O pobre não tem advogado caro, nem influência social. O pequeno infrator, o morador de rua, o usuário de drogas — todos recebem o peso integral da lei.
O empresário poderoso tem recursos, o político tem foro, o banqueiro tem lobby. A lei se arrasta, as provas desaparecem, os prazos prescrevem.
A lei, que deveria nivelar, vira escada para uns e muro para outros.
Punir o necessário, não o conveniente
O desafio não é abolir a punição — é resgatar seu sentido original: proteger a vida e a sociedade.
Punir o que realmente destrói o tecido social — e não usar a punição como instrumento de controle político ou distração coletiva.
Punir o feminicida, o pedófilo, o agressor de idosos, o corrupto, o sonegador de impostos, o traficante e os que lavam dinheiro no crime organizado.
Punir aqueles que atentam contra a democracia e os direitos fundamentais.
Mas, ao mesmo tempo, impedir que o sistema use a punição para perpetuar desigualdades.
Enquanto não houver distinção clara entre punição legítima e punição funcional, continuaremos a aplaudir espetáculos que dizem fazer “justiça”, mas produzem exclusão.
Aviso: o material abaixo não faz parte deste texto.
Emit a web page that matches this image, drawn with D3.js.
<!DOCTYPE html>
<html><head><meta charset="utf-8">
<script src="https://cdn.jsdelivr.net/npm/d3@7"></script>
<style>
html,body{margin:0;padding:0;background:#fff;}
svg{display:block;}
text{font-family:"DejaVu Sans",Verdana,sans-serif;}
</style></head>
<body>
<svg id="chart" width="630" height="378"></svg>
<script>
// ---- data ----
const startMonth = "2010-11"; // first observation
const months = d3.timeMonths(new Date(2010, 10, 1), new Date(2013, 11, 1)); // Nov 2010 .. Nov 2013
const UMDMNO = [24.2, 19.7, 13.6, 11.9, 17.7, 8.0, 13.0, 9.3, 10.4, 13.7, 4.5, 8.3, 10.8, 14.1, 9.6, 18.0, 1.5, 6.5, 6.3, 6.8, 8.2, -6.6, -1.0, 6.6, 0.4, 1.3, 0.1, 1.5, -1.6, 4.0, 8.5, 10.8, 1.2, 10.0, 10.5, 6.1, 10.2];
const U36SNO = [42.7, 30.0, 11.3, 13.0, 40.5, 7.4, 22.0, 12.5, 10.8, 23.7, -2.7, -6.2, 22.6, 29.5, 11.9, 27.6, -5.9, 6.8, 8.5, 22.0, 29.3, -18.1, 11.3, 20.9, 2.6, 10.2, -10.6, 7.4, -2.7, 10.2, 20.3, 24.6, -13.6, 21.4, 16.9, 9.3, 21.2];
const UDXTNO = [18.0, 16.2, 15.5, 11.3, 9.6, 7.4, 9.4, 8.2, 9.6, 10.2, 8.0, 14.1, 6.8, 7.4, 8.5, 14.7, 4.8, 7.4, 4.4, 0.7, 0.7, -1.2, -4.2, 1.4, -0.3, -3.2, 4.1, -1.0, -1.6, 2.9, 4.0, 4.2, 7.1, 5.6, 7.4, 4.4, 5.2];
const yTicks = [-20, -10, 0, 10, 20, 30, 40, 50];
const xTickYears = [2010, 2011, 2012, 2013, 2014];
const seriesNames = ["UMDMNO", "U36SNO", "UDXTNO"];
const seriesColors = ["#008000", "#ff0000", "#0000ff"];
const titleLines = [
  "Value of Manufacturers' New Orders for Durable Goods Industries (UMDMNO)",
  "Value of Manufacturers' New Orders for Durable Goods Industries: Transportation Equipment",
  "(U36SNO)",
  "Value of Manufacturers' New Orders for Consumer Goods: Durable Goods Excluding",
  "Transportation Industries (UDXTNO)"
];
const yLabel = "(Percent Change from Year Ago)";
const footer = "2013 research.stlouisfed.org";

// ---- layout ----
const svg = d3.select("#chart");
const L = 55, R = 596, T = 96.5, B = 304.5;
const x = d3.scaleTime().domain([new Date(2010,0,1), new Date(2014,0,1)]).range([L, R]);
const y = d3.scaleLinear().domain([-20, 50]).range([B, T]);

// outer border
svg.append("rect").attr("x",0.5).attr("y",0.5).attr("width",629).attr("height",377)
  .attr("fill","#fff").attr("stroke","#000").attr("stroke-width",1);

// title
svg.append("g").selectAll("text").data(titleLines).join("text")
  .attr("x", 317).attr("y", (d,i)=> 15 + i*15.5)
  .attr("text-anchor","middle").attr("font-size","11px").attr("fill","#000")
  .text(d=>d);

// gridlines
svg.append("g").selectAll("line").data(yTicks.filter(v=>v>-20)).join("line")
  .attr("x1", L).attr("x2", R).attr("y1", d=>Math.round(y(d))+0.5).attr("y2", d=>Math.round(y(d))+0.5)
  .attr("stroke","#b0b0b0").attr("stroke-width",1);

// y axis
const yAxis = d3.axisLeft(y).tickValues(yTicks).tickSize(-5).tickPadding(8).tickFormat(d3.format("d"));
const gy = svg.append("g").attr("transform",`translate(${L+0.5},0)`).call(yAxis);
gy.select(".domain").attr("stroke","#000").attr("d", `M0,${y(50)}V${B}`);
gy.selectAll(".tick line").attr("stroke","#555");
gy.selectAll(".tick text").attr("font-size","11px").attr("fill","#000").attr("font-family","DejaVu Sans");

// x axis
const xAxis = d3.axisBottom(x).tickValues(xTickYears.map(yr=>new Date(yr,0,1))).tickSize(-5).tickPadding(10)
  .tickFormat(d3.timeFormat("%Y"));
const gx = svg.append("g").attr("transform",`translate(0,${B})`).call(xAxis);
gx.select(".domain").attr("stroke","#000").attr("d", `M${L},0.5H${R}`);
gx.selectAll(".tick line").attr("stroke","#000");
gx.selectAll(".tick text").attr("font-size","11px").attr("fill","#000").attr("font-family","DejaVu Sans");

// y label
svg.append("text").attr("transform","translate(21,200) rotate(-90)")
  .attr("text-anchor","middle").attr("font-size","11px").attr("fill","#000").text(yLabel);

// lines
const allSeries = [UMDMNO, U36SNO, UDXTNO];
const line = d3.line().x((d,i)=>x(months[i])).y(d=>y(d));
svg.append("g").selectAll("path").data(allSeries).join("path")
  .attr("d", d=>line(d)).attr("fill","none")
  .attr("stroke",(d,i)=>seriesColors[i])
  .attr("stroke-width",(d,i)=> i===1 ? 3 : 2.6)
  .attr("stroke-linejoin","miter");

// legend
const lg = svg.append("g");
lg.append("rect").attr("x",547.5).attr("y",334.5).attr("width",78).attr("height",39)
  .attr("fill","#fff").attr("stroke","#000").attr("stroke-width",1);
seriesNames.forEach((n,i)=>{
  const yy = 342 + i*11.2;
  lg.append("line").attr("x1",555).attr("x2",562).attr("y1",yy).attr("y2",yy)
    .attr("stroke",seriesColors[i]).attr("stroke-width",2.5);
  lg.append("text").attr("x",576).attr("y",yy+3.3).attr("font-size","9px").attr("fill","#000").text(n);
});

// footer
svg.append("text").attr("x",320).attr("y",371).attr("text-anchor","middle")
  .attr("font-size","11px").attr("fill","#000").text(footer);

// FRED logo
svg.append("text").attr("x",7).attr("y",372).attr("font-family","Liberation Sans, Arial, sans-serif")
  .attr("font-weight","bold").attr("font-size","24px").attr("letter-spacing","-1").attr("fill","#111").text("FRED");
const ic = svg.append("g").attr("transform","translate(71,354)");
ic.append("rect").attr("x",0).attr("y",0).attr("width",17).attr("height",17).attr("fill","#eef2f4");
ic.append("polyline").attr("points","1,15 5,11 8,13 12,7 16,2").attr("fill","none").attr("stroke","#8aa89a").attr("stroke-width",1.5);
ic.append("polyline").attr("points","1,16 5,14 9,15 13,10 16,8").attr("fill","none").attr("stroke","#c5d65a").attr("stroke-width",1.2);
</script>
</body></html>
Conclusão: o poder nunca é inocente
Vivemos em um tempo em que o crime virou espetáculo e a punição, entretenimento.
A opinião pública se alimenta de indignação, e o Estado se aproveita disso para ampliar seu controle.
E assim, o ciclo se repete: criamos o medo, exigimos punição e agradecemos ao poder por nos proteger do inimigo que ele mesmo produziu.
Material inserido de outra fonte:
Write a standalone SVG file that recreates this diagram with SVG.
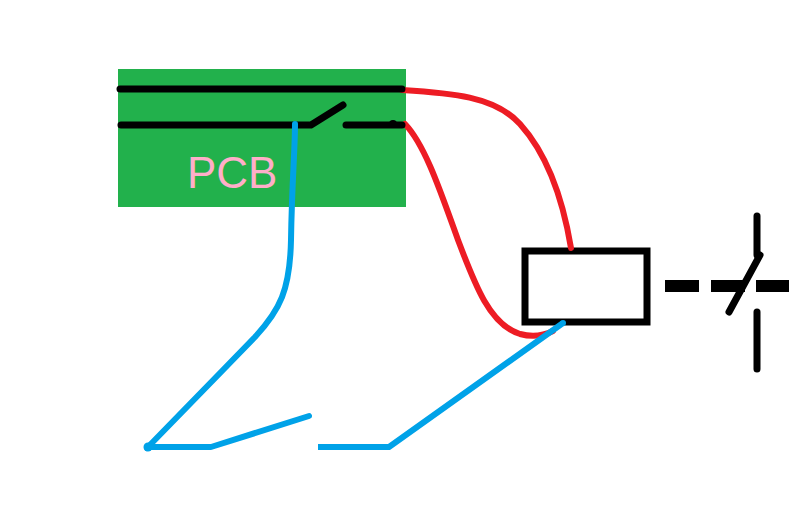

Foucault nos legou uma lição incômoda: o poder nunca é neutro, e a punição nunca é apenas justiça. Ela é, antes de tudo, um modo de manter as coisas como estão. A verdadeira coragem política, portanto, não está em exigir mais castigo, mas em romper a passividade que alimenta o poder. É compreender que a justiça não nasce do medo, mas da consciência — e que o poder, quando não é questionado, transforma a obediência em hábito, e o hábito em servidão, vestindo novamente as antigas fardas da tirania.
Punir o que destrói a vida é dever; punir apenas para manter hierarquias é rendição moral, alimentando o fortalecimento das elites no poder. Enquanto o Estado permanecer forte com o fraco e fraco com o forte, não haverá justiça, mas apenas uma paz aparente, que se faz de verdadeira — uma calmaria construída sobre o silêncio dos oprimidos, em tom de falsa harmonia.
E é justamente nesse silêncio – disfarçado de consenso, conforto e normalidade –, que o poder encontra seu abrigo mais seguro.
* Michel Foucault nasceu em Poitiers, em 1926. Formou-se em Filosofia e Psicopatologia. Estudou o funcionamento de instituições como prisões, hospitais e escolas. Investigou a relação entre poder e conhecimento, mostrando como o crime e a punição podem servir ao controle social. Foi titular da Cátedra de História dos Sistemas de Pensamento no Collège de France (1970–1984). Ativista, apoiou trabalhadores imigrantes e fundou o Grupo de Informação sobre Prisões. Faleceu em Paris, em 25 de junho de 1984, aos 57 anos.
*Servidor público federal, com pós-graduação na área do Direito.